§ WHAT YOU HAVE TO DO: Print exactly the lines from the first one down to the line that contains "ref_lines = [0.2, 0.5]", both included, and skip the pictures.

§ GIVEN INFORMATION:
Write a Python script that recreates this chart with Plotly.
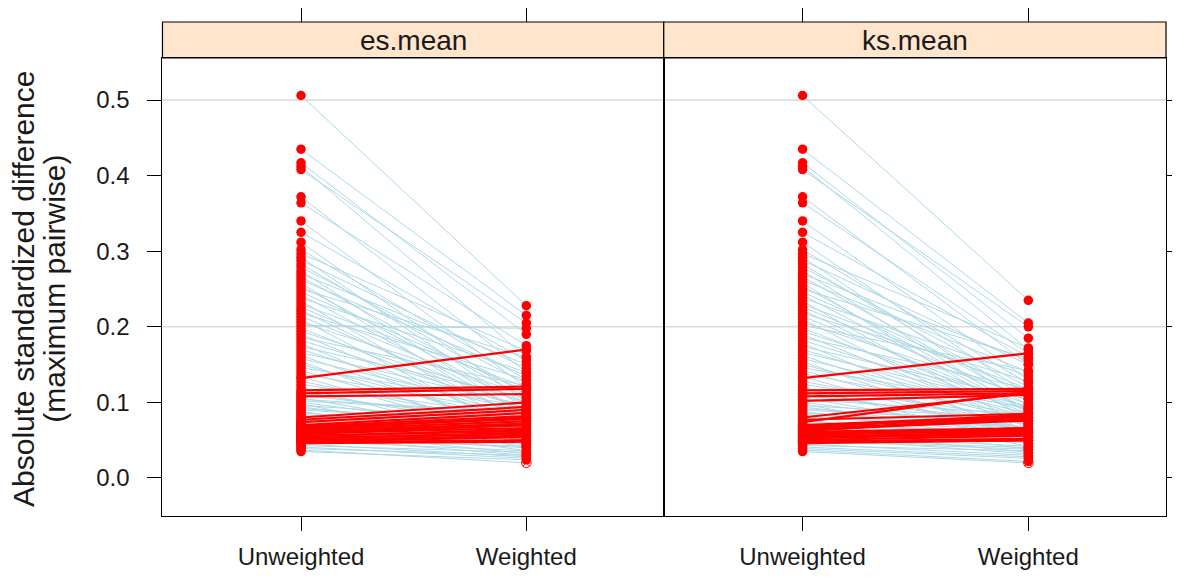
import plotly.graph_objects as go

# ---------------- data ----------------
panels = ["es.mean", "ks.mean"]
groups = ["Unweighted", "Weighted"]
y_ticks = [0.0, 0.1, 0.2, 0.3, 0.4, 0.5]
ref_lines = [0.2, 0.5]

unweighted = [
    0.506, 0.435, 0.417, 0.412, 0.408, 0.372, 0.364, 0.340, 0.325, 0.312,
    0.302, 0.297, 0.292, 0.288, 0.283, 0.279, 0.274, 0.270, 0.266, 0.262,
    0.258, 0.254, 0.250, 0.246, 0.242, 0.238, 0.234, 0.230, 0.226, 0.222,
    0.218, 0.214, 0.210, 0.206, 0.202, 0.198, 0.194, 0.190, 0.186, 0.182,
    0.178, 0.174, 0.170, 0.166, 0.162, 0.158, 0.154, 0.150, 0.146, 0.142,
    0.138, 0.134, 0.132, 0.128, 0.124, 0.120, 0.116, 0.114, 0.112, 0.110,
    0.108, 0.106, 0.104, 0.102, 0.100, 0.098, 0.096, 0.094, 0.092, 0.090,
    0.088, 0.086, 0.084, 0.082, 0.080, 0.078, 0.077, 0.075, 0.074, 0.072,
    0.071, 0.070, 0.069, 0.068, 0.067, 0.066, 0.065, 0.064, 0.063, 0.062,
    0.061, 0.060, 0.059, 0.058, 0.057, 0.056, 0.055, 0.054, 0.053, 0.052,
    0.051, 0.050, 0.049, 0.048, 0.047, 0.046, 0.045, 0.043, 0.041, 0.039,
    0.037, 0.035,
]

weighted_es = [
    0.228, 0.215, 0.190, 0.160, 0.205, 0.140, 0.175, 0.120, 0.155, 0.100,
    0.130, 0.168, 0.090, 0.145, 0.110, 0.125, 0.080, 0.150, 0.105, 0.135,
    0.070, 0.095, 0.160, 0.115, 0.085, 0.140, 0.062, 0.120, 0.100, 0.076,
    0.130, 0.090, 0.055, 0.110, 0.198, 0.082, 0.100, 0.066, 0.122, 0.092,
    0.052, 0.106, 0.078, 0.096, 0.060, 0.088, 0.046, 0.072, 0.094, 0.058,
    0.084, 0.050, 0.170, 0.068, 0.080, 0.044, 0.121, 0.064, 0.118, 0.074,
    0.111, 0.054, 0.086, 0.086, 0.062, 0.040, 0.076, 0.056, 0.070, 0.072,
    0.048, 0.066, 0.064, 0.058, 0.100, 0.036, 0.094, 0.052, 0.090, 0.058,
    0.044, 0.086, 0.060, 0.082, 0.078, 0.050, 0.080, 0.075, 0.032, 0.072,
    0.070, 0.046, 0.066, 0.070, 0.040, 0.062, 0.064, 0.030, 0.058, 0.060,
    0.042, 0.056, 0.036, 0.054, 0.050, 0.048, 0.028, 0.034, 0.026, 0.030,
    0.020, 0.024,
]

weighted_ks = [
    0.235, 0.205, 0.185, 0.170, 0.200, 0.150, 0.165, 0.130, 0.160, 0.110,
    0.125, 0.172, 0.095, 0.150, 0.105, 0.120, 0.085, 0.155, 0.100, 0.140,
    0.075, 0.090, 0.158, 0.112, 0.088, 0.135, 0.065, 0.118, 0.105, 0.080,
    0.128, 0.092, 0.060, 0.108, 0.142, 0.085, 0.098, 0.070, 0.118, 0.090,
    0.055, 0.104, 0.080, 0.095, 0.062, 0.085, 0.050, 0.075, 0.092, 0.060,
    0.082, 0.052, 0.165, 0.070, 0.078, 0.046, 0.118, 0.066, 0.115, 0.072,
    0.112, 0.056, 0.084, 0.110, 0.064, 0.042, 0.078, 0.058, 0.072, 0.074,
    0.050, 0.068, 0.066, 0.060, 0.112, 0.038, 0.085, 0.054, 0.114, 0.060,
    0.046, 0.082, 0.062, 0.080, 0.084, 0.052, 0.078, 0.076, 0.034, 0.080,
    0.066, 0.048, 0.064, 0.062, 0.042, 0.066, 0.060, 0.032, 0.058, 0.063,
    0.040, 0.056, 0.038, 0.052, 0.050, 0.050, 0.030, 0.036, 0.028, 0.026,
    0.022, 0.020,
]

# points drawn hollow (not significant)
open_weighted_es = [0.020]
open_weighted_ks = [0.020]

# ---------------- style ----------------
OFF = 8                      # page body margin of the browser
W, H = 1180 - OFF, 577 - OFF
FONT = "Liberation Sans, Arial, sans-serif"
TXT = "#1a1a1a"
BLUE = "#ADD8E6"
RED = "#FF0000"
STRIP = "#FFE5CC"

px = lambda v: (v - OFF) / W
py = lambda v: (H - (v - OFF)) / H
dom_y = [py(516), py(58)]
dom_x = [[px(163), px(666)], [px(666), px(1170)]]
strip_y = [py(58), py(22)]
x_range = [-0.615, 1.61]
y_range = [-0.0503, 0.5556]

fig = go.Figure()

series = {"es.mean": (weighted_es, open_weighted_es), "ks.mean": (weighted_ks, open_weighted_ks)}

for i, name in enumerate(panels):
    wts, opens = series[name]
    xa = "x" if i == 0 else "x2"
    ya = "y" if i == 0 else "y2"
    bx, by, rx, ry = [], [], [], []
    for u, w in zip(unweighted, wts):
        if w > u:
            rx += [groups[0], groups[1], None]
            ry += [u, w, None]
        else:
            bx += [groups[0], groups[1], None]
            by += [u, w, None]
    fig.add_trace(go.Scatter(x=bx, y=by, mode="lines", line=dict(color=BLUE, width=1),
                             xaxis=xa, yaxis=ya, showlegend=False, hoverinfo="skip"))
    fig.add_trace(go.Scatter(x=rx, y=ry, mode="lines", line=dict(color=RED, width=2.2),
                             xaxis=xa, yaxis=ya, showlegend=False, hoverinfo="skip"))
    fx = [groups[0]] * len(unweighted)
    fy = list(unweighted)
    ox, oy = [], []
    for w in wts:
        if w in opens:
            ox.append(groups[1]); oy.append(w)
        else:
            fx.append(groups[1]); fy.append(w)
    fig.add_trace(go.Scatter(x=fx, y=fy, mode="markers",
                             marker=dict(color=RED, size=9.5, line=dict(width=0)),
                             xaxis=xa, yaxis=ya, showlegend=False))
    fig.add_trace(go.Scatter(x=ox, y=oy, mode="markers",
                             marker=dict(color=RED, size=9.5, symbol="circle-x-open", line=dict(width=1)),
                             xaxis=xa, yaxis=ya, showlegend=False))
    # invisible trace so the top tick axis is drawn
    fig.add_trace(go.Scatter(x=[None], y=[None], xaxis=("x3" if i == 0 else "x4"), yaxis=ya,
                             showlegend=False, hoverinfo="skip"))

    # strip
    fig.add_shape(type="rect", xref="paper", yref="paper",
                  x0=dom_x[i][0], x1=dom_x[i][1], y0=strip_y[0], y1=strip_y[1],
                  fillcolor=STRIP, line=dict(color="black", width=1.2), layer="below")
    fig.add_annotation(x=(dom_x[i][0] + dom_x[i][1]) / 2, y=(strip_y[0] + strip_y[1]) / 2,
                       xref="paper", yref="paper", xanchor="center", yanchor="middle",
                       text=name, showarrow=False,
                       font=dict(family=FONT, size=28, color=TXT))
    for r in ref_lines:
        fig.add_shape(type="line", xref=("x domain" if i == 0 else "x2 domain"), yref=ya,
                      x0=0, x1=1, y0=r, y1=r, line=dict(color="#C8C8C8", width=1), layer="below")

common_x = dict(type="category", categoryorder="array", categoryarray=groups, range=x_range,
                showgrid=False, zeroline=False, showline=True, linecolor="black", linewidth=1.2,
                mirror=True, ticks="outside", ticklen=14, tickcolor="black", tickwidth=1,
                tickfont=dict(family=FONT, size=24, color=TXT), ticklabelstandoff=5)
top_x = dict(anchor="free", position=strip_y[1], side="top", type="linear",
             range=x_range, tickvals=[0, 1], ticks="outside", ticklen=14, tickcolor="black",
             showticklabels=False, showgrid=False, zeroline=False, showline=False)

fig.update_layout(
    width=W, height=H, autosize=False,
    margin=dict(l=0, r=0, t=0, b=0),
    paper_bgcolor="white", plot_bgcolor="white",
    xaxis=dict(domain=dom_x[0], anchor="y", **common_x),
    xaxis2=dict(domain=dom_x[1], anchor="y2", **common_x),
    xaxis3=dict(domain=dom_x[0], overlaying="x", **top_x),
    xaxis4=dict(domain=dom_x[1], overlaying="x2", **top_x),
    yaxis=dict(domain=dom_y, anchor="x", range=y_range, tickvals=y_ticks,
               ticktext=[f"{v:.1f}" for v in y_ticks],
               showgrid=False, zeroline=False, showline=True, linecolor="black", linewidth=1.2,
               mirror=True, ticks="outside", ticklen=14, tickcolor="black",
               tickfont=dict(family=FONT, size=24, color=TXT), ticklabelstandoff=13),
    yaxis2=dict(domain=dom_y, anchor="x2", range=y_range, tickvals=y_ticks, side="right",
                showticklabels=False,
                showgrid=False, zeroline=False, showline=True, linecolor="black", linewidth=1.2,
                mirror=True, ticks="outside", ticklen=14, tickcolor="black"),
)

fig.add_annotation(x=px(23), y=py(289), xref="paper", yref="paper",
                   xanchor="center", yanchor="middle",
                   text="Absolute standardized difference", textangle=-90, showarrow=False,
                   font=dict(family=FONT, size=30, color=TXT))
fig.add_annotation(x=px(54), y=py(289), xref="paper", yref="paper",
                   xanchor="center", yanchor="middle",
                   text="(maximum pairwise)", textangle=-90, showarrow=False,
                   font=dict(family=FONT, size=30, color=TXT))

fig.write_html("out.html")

§ SOLUTION BELOW:
Write a Python script that recreates this chart with Plotly.
import plotly.graph_objects as go

# ---------------- data ----------------
panels = ["es.mean", "ks.mean"]
groups = ["Unweighted", "Weighted"]
y_ticks = [0.0, 0.1, 0.2, 0.3, 0.4, 0.5]
ref_lines = [0.2, 0.5]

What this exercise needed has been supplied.